For the special case of $N=1$ in equation $(4)$, equation $(11)$ becomes

$$ \begin{align} (12) \quad C(t) = & A_C \cdot W_C \left( 2\pi \cdot f_C \cdot t + \varphi_{FM} + A_{FM} \cdot B_1 \sin \left( 2\pi \cdot f_M \cdot t - \frac{\pi}{2} \right) \right) \\ = & A_C \cdot W_C \left( 2\pi \cdot f_C \cdot t + \varphi_{FM} + A_{FM} \cdot W_M \left( 2\pi \cdot f_M \cdot t - \frac{\pi}{2} \right) \right) \end{align} $$

which is indeed the same as if we added a constant offset to $\varphi_C$ and then modulated it by a slight variation of the original modulator signal which would have an amplitude of $A_{FM}$ and a phase offset of $- \frac{\pi}{2}$ (see equation $(1)$ ):

$$ \begin{align} M(t) = & A_M \cdot W_M (2\pi \cdot f_M \cdot t + 0) \\ \hat{M_1}(t) = & A_{FM} \cdot W_M \left( 2\pi \cdot f_M \cdot t - \frac{\pi}{2} \right) \\ C(t) = & A_C \cdot W_C \left( 2\pi \cdot \int_{0}^{t} \left( M(\tau) + f_C \ d\tau \right) + \varphi_C \right) \\ = & A_C \cdot W_C \left( 2\pi \cdot f_C \cdot t + \varphi_{FM} + \hat{M_1}(t) \right) \end{align} $$

Therefore for $N = 1$, phase modulation and frequency modulation are indeed equivalent.
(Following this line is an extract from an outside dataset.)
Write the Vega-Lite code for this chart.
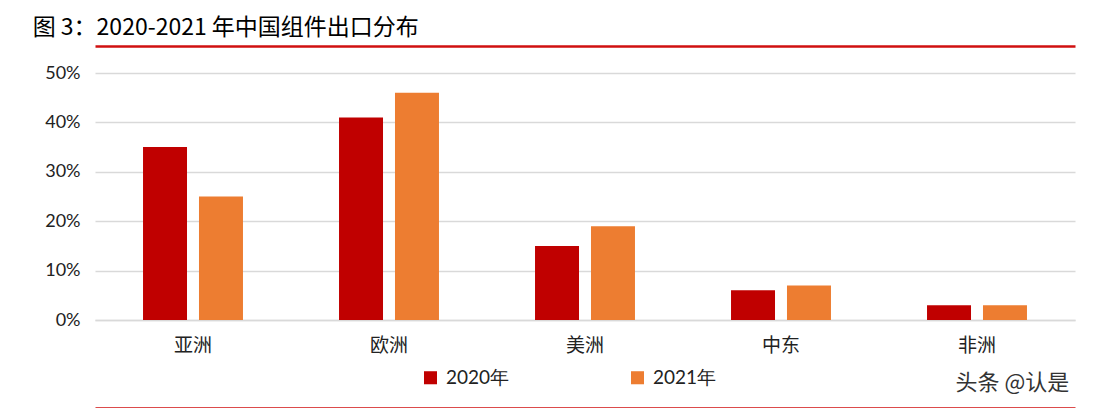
{
  "$schema": "https://vega.github.io/schema/vega-lite/v6.json",
  "width": 980,
  "height": 247,
  "padding": {"left": 32, "top": 17, "right": 5, "bottom": 0},
  "background": "white",
  "title": {
    "text": "图 3：2020-2021 年中国组件出口分布",
    "anchor": "start",
    "frame": "bounds",
    "font": "Noto Sans CJK SC",
    "fontSize": 23,
    "fontWeight": "normal",
    "color": "#000000",
    "dx": -12,
    "offset": 6
  },
  "config": {
    "view": {"stroke": null},
    "font": "Noto Sans CJK SC",
    "axisBottom": {"domainColor": "#D01010", "domainWidth": 2.5}
  },
  "data": {
    "values": [
      {"region": "亚洲", "year": "2020年", "value": 0.35},
      {"region": "亚洲", "year": "2021年", "value": 0.25},
      {"region": "欧洲", "year": "2020年", "value": 0.41},
      {"region": "欧洲", "year": "2021年", "value": 0.46},
      {"region": "美洲", "year": "2020年", "value": 0.15},
      {"region": "美洲", "year": "2021年", "value": 0.19},
      {"region": "中东", "year": "2020年", "value": 0.06},
      {"region": "中东", "year": "2021年", "value": 0.07},
      {"region": "非洲", "year": "2020年", "value": 0.03},
      {"region": "非洲", "year": "2021年", "value": 0.03}
    ]
  },
  "layer": [
    {
      "mark": {"type": "bar"},
      "encoding": {
        "x": {
          "field": "region",
          "type": "nominal",
          "sort": ["亚洲", "欧洲", "美洲", "中东", "非洲"],
          "scale": {"paddingInner": 0.49, "paddingOuter": 0.245},
          "axis": {
            "orient": "bottom",
            "title": null,
            "labelAngle": 0,
            "ticks": false,
            "domainColor": "#d9d9d9",
            "domainWidth": 1.5,
            "labelFontSize": 19,
            "labelColor": "#222222",
            "labelPadding": 16
          }
        },
        "xOffset": {
          "field": "year",
          "type": "nominal",
          "scale": {"paddingInner": 0.214, "paddingOuter": 0}
        },
        "y": {
          "field": "value",
          "type": "quantitative",
          "scale": {"domain": [0, 0.5], "nice": false},
          "axis": {
            "title": null,
            "values": [0, 0.1, 0.2, 0.3, 0.4, 0.5],
            "format": ".0%",
            "domain": false,
            "ticks": false,
            "gridColor": "#d9d9d9",
            "gridWidth": 1.5,
            "labelFont": "Lato",
            "labelFontSize": 18,
            "labelColor": "#222222",
            "labelPadding": 15
          }
        },
        "color": {
          "field": "year",
          "type": "nominal",
          "scale": {"range": ["#C00000", "#ED7D31"]},
          "legend": {
            "title": null,
            "orient": "none",
            "direction": "horizontal",
            "legendX": 326,
            "legendY": 295,
            "symbolType": "square",
            "symbolSize": 170,
            "symbolStrokeWidth": 0,
            "labelFontSize": 19,
            "labelFont": "Lato",
            "labelColor": "#222222",
            "labelOffset": 6,
            "columnPadding": 118
          }
        }
      }
    },
    {
      "mark": {"type": "tick", "opacity": 0},
      "encoding": {
        "x": {
          "field": "region",
          "type": "nominal",
          "sort": ["亚洲", "欧洲", "美洲", "中东", "非洲"],
          "axis": {
            "orient": "top",
            "offset": 27,
            "title": null,
            "labels": false,
            "ticks": false,
            "domainColor": "#D01010",
            "domainWidth": 2.5
          }
        },
        "y": {"field": "value", "type": "quantitative"}
      }
    },
    {
      "mark": {"type": "tick", "opacity": 0},
      "encoding": {
        "x": {
          "field": "region",
          "type": "nominal",
          "sort": ["亚洲", "欧洲", "美洲", "中东", "非洲"],
          "axis": {
            "orient": "bottom",
            "offset": 88,
            "title": "头条 @认是",
            "titleFont": "Noto Sans CJK SC",
            "titleFontSize": 22,
            "titleFontWeight": "normal",
            "titleColor": "#333333",
            "titleX": 860,
            "titleY": -19,
            "titleAlign": "left",
            "titleBaseline": "alphabetic",
            "labels": false,
            "ticks": false,
            "domainColor": "#D01010",
            "domainWidth": 2.5
          }
        },
        "y": {"field": "value", "type": "quantitative"}
      }
    }
  ],
  "resolve": {"axis": {"x": "independent"}}
}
But for $N \gt 1$, if we express the frequency modulated $C(t)$ signal as a phase modulated signal, as can bee seen from equation $(11)$, we get a modulator signal which has a significantly different harmonic content from the original $M(t)$ (because the original $B_n$ coefficients of $W_M$ get replaced with $\frac{B_n}{n}$ ):

$$ \begin{align} M(t) = & A_M \cdot \sum_{n=1}^{N} B_n \sin( 2\pi \cdot f_M \cdot n \cdot t) \\ \hat{M_N}(t) = & A_{FM} \sum_{n=1}^{N} \frac{B_n}{n} \sin \left( 2\pi \cdot f_M \cdot n \cdot t - \frac{\pi}{2} \right) \\ C(t) = & A_C \cdot W_C \left( 2\pi \cdot \int_{0}^{t} \left( M(\tau) + f_C \ d\tau \right) + \varphi_C \right) \\ = & A_C \cdot W_C \left( 2\pi \cdot f_C \cdot t + \varphi_{FM} + \hat{M_N}(t) \right) \end{align} $$

(And indeed, $\hat{M_N}(t)$ is an antiderivative of $M(t)$.)

Thus, modulating the frequency with a harmonically complex $M(t)$ signal is significantly different from modulating directly the phase with it, therefore, in the general case, PM is not always equivalent to FM.